Spring break crop gross margins at Parklands Farm
Case Study – Soya at Sittingbourne Monitor Farm, Kent
Disappointing performance and harvesting difficulties with pulse crops prompted Kent farm manager Mark Bowsher-Gibbs of the Sittingbourne Monitor Farm to try 18ha of soya in 2017, as a possible replacement for peas.
Following a cover crop of feed oats, which had been grazed off over the winter and then sprayed with glyphosate, the soya was drilled in early May at a seed rate of 140kg/ha, using inoculated seed at a cost of around £140/ha.
“The aim is to get 50-65 plants/sq m,” he says. “The plant has a fixed hypercotyl length, so it mustn’t be drilled deeper than 1-1.5inches. As a result, it is important to conserve moisture at drilling.”
Seed-bed fertiliser included 30kg/ha of nitrogen, as well as maintenance dressings of P and K, plus some sulphur – something which wouldn’t have to be done every year.
A pre-emergence herbicide mix of Nirvana (imazamox + pendimethalin) and Gamit (clomazone) was applied, followed by a split application of post-emergence herbicide Pinnacle (thifensulfuron-methyl) – allowing magnesium and manganese to be applied at the same time.
Delia fly and sclerotinia are both potential problems that await appropriate pesticide approvals, while slugs were an unexpected problem in May.
“By July, both flowers and root nodules were forming and quite a biomass had developed. The crop has the ability to fix 200kg/ha of nitrogen,” says Mr Bowsher-Gibbs.
The soya started to senesce at the beginning of September and dropped its leaves, with harvest starting in early October.

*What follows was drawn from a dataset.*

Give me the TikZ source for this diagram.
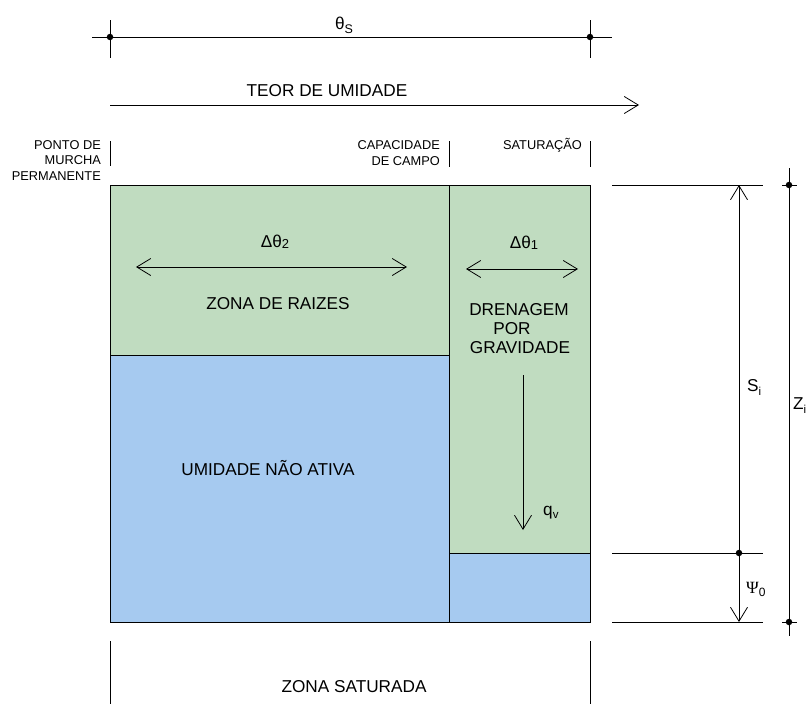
\documentclass[tikz,border=0pt]{standalone}
\usepackage{fontspec}
\setmainfont{Liberation Sans}
\newfontfamily\serifgr{Liberation Serif}
\usetikzlibrary{arrows.meta}
\definecolor{zgreen}{HTML}{C0DCC0}
\definecolor{zblue}{HTML}{A6CAF0}
\begin{document}
\begin{tikzpicture}[x=1pt,y=-1pt,
  ln/.style={line width=0.8pt, draw=black},
  barb/.style={ln, -{Straight Barb[length=14pt,width=17pt]}},
  dbarb/.style={ln, {Straight Barb[length=14pt,width=17pt]}-{Straight Barb[length=14pt,width=17pt]}},
  big/.style={font=\fontsize{17.2}{20}\selectfont, inner sep=0pt, anchor=base},
  bigw/.style={big, anchor=base west},
  small/.style={font=\fontsize{12.8}{15}\selectfont, inner sep=0pt, anchor=base east},
  dot/.style={circle, fill=black, inner sep=0pt, minimum size=6.5pt}
]
\useasboundingbox (0,0) rectangle (812,704);
% zones
\fill[zgreen] (110,185) rectangle (449,355);
\fill[zblue] (110,355) rectangle (449,622);
\fill[zgreen] (449,185) rectangle (590,553);
\fill[zblue] (449,553) rectangle (590,622);
\draw[ln] (110,185) rectangle (590,622);
\draw[ln] (449,185) -- (449,622);
\draw[ln] (110,355) -- (449,355);
\draw[ln] (449,553) -- (590,553);
% top dimension
\coordinate (tl) at (92,37); \coordinate (tr) at (612,37);
\draw[ln] (tl) -- (tr);
\draw[ln] (110,20) -- (110,58);
\draw[ln] (590,20) -- (590,58);
\node[dot] (d1) at (110,37) {};
\node[dot] (d2) at (590,37) {};
\node[big] (thS) at (344,30) {θ\raisebox{-3pt}{\fontsize{12.5}{14}\selectfont S}};
% moisture arrow
\node[big] (teor) at (327,96) {TEOR DE UMIDADE};
\coordinate (a1) at (110,105); \coordinate (a2) at (639,105);
\draw[barb] (a1) -- (a2);
% small labels
\node[small] (p1) at (101,149) {PONTO DE};
\node[small] (p2) at (101,164.5) {MURCHA};
\node[small] (p3) at (101,180) {PERMANENTE};
\node[small] (c1) at (440,149) {CAPACIDADE};
\node[small] (c2) at (440,165) {DE CAMPO};
\node[small] (s1) at (582,149) {SATURAÇÃO};
\draw[ln] (110,141) -- (110,166);
\draw[ln] (449,141) -- (449,167);
\draw[ln] (590,141) -- (590,167);
% delta arrows
\node[big] (dt2) at (275,247) {Δθ\raisebox{-1pt}{\fontsize{13}{14}\selectfont 2}};
\node[big] (dt1) at (524,248) {Δθ\raisebox{-1pt}{\fontsize{13}{14}\selectfont 1}};
\coordinate (b1) at (136,267); \coordinate (b2) at (407,267);
\draw[dbarb] (b1) -- (b2);
\coordinate (e1) at (466,269); \coordinate (e2) at (578,269);
\draw[dbarb] (e1) -- (e2);
% zone texts
\node[big] (zr) at (278,309) {ZONA DE RAIZES};
\node[big] (dr1) at (519,315) {DRENAGEM};
\node[big] (dr2) at (512,334) {POR};
\node[big] (dr3) at (520,353) {GRAVIDADE};
\node[big] (una) at (268,475) {UMIDADE NÃO ATIVA};
\coordinate (q1) at (523,375); \coordinate (q2) at (523,530);
\draw[barb] (q1) -- (q2);
\node[bigw] (qv) at (543,515) {q\raisebox{-3pt}{\fontsize{11.5}{13}\selectfont v}};
% bottom
\node[big] (zs) at (354,692) {ZONA SATURADA};
\draw[ln] (110,641) -- (110,704);
\draw[ln] (590,641) -- (590,704);
% right dimensions
\coordinate (h1) at (612,185); \coordinate (h1e) at (763,185);
\coordinate (h2) at (612,553); \coordinate (h2e) at (763,553);
\coordinate (h3) at (612,622); \coordinate (h3e) at (763,622);
\draw[ln] (h1) -- (h1e);
\draw[ln] (h2) -- (h2e);
\draw[ln] (h3) -- (h3e);
\coordinate (si1) at (739,185); \coordinate (si2) at (739,622);
\draw[dbarb] (si1) -- (si2);
\node[dot] (d3) at (739,553) {};
\coordinate (z1) at (789,168); \coordinate (z2) at (789,636);
\draw[ln] (z1) -- (z2);
\draw[ln] (782,185) -- (797,185);
\draw[ln] (782,622) -- (797,622);
\node[dot] (d4) at (789,185) {};
\node[dot] (d5) at (789,622) {};
\node[bigw] (si) at (747,391) {S\raisebox{-4pt}{\fontsize{11.5}{13}\selectfont i}};
\node[bigw] (zi) at (793,409) {Z\raisebox{-4pt}{\fontsize{11.5}{13}\selectfont i}};
\node[bigw] (psi) at (746,593) {{\serifgr Ψ}\raisebox{-3pt}{\fontsize{12}{13}\selectfont 0}};
\end{tikzpicture}
\end{document}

“We had to wait a bit before combining them, as the stems can turn to a wet pulp if you try too soon. The beans are all a similar size when they’re ready, so shell out easily.”
He achieved a yield of 2.4t/ha and a price of £375/t, giving a gross margin of £545/ha.
“Soya compared favourably to a 4t/ha pea crop and was no less risky but had the advantage of a later harvesting date. Of course, the weather meant that the crop had every opportunity to perform last year.”
Mr Bowsher-Gibbs will be growing it again in 2018 and plans to follow soya with a first wheat, to make the most of the nitrogen fixed by the crop.